- Film poster
- तेरा मेरा टेढ़ा मेढ़ा
- Directed by: Chittaranjan Tripathy
- Written by: Chittaranjan Tripathy
- Produced by: Sanjiv Chopra
- Starring: See below
- Cinematography: Sanjeev Mohapatra
- Edited by: Rajendra K. Mahapatra Virendra Gharse
- Music by: Chittaranjan Tripathy Kashish Sharma (background score)
- Production company: Nakshatra Slim Films
- Distributed by: Nakshatra Slim Films
- Release date: 11 September 2015;
- Country: India
- Language: Hindi

= Tera Mera Tedha Medha =

Tera Mera Tedha Medha (Hindi: तेरा मेरा टेढ़ा मेढ़ा English: Your my sinuous) is an Indian 2015 Bollywood romantic comedy film directed by Chittaranjan Tripathy and produced by Sanjiv Chopra under the Nakshatra Slim Films banner.

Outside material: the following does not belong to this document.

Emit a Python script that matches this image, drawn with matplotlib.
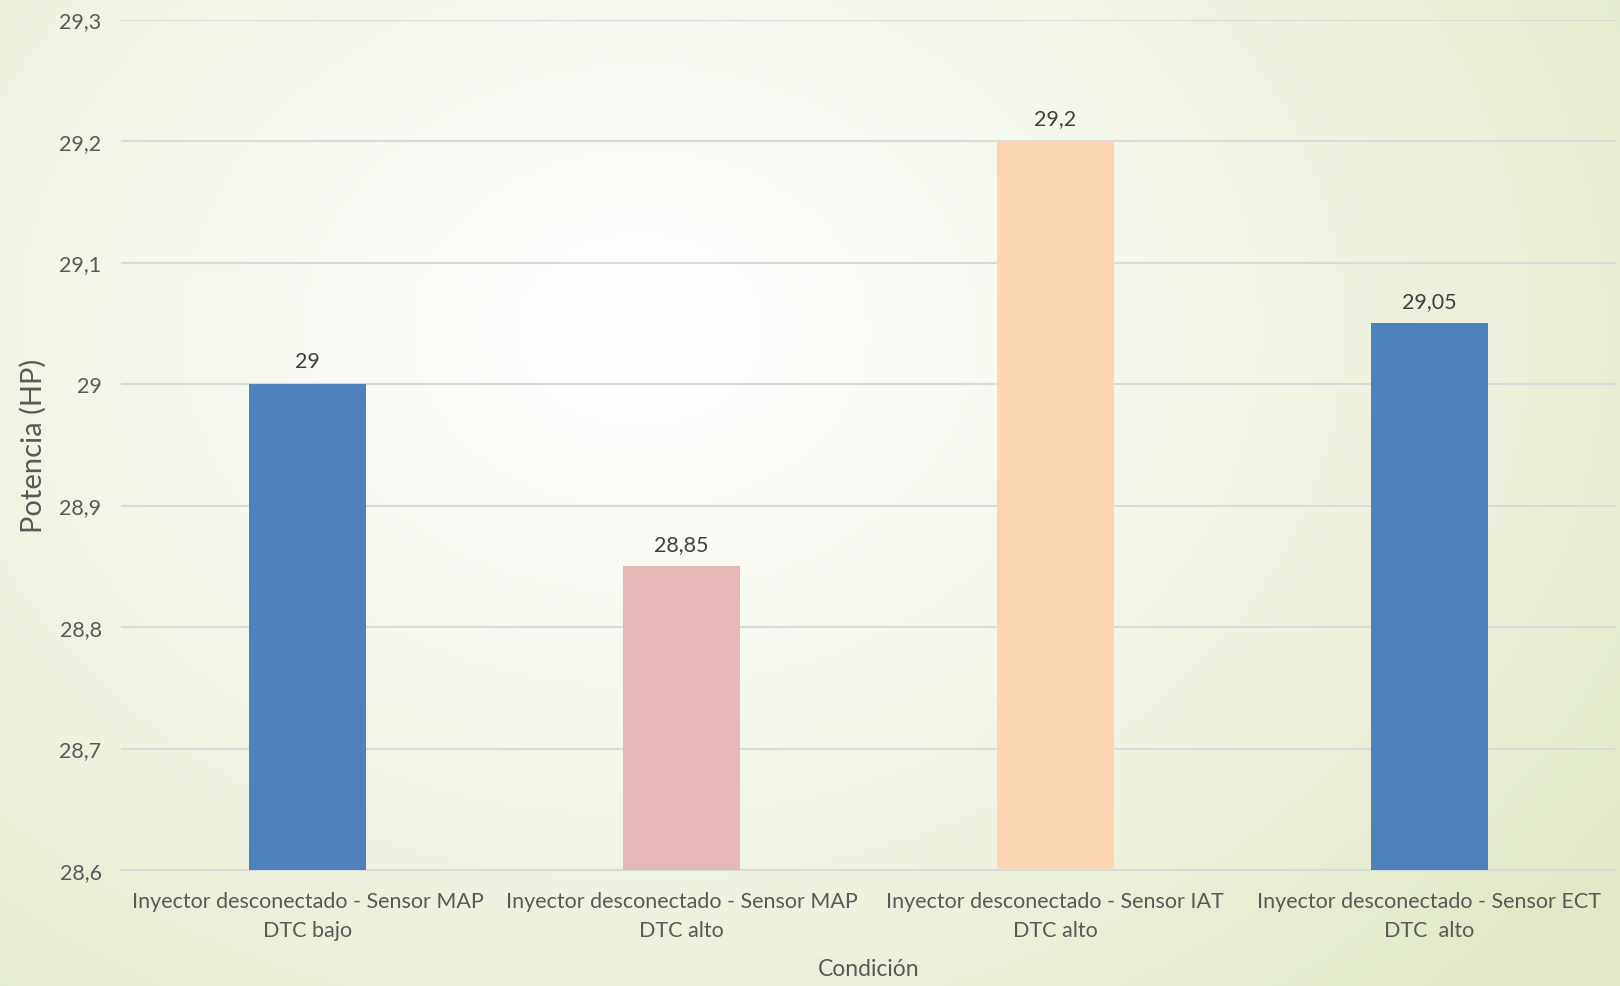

The film was released on 11 September 2015. The film didn't performed very well at the box office.

==Cast==
- Saroj Parida
- Rahul Bagga
- Geetika Tyagi
- Rajesh Sharma
- Reema Vorah
- Chittaranjan Tripathy
- Neeraj Sood

==Plot==
Tera Mera Tedha Medha is quirky-topsy-turvy romantic comedy influenced by Planetary Disposition. It is a love story of two young struggling painters.